**Exercise objective:** Retype exactly the lines from the first one through the line with "start_hour, start_min = 10, 23", including both ends; skip any pictures.
● ● ● ● ●
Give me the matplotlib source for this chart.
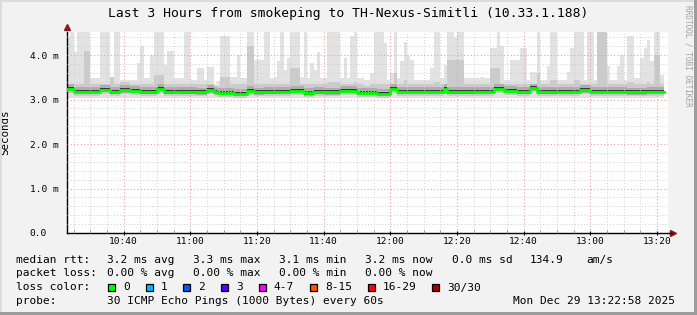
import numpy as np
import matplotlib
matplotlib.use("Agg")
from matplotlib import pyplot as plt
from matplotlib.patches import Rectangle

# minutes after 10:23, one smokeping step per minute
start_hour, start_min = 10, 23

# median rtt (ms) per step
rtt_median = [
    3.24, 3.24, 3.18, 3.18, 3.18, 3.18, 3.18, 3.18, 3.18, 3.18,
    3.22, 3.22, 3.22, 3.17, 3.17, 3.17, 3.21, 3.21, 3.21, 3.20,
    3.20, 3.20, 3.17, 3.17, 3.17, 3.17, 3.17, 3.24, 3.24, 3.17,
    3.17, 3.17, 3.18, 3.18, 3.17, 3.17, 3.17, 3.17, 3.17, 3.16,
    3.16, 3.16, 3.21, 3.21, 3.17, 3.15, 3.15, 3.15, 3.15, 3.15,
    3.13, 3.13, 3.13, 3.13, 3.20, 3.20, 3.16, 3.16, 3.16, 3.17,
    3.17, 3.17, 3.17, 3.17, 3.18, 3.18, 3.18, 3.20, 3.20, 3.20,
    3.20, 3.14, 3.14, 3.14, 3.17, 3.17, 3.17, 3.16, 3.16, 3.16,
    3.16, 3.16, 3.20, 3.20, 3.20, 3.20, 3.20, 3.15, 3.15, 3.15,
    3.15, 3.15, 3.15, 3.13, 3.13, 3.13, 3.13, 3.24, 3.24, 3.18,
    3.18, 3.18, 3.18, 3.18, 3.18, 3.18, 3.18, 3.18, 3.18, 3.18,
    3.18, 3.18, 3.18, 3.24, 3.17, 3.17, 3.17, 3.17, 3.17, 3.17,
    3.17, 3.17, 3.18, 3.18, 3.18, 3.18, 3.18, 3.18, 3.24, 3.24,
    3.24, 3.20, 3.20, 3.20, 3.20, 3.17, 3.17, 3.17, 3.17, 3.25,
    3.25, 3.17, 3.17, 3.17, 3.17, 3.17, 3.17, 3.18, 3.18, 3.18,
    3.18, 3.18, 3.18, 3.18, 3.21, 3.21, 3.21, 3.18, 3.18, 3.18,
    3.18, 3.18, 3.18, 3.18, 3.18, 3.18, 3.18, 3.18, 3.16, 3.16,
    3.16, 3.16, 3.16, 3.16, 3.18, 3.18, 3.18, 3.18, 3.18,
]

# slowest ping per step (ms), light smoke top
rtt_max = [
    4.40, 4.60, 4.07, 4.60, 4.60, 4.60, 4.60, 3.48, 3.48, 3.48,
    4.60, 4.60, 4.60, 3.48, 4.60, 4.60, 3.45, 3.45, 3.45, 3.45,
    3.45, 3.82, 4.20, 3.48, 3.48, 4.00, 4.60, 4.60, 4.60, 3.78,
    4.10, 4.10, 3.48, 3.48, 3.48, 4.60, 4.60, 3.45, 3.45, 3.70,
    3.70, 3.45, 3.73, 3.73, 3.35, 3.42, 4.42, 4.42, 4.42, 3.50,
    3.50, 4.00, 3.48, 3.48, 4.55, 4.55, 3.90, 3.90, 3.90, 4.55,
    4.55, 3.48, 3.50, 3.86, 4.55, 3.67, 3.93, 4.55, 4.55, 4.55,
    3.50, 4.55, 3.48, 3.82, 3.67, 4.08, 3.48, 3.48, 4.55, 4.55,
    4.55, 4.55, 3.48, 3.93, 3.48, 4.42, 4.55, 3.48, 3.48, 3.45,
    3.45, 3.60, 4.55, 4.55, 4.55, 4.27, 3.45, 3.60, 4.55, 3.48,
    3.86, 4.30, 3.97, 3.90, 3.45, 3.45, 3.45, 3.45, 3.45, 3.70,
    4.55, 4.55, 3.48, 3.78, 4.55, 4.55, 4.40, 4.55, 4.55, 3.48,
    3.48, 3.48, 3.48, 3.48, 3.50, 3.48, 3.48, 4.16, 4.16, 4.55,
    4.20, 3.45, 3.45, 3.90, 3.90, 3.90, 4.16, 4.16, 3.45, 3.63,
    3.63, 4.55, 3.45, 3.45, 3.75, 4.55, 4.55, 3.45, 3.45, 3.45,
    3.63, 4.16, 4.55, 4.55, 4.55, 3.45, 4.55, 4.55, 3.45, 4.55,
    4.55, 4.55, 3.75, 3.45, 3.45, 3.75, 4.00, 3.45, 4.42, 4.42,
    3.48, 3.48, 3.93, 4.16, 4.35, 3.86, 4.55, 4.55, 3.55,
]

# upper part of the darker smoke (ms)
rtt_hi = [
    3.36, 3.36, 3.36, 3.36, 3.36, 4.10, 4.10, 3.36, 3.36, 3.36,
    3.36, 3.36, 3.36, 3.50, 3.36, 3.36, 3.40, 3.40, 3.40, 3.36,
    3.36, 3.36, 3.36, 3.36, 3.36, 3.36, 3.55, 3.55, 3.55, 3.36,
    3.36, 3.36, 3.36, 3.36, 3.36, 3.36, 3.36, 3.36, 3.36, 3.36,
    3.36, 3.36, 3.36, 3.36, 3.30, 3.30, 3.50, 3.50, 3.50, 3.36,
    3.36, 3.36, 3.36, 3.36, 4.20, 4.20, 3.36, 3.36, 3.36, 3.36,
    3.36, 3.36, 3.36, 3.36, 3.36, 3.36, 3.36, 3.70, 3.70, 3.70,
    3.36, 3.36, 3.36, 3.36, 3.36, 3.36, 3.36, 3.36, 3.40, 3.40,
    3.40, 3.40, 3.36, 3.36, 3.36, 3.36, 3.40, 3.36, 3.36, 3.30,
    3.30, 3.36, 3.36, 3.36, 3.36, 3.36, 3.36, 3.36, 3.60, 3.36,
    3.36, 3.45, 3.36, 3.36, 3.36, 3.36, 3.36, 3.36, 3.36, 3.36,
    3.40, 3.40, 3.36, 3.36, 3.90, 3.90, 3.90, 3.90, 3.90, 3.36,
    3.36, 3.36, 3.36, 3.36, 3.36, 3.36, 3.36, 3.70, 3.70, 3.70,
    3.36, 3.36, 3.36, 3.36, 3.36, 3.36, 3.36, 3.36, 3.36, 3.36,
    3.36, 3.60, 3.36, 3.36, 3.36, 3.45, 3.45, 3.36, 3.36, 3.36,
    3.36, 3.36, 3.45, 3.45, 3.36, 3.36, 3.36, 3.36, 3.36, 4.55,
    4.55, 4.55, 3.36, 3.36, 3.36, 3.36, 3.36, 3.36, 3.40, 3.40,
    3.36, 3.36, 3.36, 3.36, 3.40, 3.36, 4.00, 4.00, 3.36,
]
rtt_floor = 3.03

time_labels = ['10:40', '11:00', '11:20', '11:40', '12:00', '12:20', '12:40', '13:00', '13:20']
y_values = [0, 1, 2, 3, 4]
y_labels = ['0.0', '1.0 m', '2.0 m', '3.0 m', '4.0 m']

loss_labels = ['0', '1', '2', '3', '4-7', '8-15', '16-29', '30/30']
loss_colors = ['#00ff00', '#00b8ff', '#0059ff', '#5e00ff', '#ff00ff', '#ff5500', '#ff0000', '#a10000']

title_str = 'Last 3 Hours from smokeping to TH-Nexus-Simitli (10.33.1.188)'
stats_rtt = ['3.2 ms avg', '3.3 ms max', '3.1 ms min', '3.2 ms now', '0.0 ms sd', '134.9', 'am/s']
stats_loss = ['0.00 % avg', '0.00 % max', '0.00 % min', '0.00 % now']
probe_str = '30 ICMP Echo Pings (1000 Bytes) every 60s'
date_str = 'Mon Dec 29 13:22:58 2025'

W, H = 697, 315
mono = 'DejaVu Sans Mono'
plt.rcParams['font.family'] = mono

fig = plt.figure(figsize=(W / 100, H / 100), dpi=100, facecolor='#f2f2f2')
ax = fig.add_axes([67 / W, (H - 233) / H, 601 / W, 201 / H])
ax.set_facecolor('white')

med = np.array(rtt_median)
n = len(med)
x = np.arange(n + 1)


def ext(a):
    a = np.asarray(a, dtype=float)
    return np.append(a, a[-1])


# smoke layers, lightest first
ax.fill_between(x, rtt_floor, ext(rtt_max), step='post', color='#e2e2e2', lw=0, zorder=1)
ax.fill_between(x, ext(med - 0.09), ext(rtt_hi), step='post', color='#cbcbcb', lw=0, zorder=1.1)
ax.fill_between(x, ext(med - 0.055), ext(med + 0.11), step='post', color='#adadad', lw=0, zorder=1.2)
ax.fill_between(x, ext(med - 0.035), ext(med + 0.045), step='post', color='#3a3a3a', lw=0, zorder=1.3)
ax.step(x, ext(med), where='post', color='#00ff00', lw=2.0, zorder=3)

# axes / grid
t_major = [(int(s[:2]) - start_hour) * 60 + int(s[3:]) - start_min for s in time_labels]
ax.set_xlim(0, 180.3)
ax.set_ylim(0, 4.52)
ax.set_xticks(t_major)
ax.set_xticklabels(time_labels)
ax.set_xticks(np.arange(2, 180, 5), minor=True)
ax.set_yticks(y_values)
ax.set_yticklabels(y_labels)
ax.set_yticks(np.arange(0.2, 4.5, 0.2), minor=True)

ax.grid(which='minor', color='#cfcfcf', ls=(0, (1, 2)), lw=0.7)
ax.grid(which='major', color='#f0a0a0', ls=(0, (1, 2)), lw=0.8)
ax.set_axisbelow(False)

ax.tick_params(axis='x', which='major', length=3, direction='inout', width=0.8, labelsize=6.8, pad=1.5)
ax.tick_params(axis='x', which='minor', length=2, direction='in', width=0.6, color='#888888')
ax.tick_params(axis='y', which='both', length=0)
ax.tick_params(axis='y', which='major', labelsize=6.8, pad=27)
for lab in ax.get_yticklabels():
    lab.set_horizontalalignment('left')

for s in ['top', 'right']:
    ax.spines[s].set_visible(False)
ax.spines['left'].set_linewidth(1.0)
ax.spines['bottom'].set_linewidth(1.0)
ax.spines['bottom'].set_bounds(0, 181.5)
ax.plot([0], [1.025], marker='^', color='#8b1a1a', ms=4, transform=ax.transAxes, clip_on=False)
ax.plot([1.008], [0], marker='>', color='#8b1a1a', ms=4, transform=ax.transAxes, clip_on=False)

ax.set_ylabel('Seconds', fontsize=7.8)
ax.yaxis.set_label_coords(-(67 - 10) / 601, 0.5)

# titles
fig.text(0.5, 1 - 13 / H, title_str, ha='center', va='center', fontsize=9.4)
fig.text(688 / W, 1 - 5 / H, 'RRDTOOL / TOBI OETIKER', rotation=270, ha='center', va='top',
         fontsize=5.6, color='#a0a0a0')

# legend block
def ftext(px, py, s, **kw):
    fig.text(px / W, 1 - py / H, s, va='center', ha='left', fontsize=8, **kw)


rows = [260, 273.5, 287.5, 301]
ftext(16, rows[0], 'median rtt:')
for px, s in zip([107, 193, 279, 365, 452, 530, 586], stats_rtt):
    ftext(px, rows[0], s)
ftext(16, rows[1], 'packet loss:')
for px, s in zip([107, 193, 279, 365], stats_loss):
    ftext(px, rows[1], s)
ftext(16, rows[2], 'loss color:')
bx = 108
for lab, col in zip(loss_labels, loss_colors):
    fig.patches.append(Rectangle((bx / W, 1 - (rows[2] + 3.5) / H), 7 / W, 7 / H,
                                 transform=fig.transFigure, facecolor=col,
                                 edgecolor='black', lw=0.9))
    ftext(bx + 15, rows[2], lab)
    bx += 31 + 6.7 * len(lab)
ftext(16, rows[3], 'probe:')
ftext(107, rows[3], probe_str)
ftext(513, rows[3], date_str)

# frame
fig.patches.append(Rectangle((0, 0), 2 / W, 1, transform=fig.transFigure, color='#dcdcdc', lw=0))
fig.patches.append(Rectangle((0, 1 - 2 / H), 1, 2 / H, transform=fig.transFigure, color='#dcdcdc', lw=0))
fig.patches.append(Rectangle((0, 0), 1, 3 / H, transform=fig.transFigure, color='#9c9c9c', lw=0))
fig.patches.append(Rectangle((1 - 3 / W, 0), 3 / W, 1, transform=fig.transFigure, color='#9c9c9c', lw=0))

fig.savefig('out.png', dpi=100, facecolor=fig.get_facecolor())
● ● ● ● ●
**Result below:**
Give me the matplotlib source for this chart.
import numpy as np
import matplotlib
matplotlib.use("Agg")
from matplotlib import pyplot as plt
from matplotlib.patches import Rectangle

# minutes after 10:23, one smokeping step per minute
start_hour, start_min = 10, 23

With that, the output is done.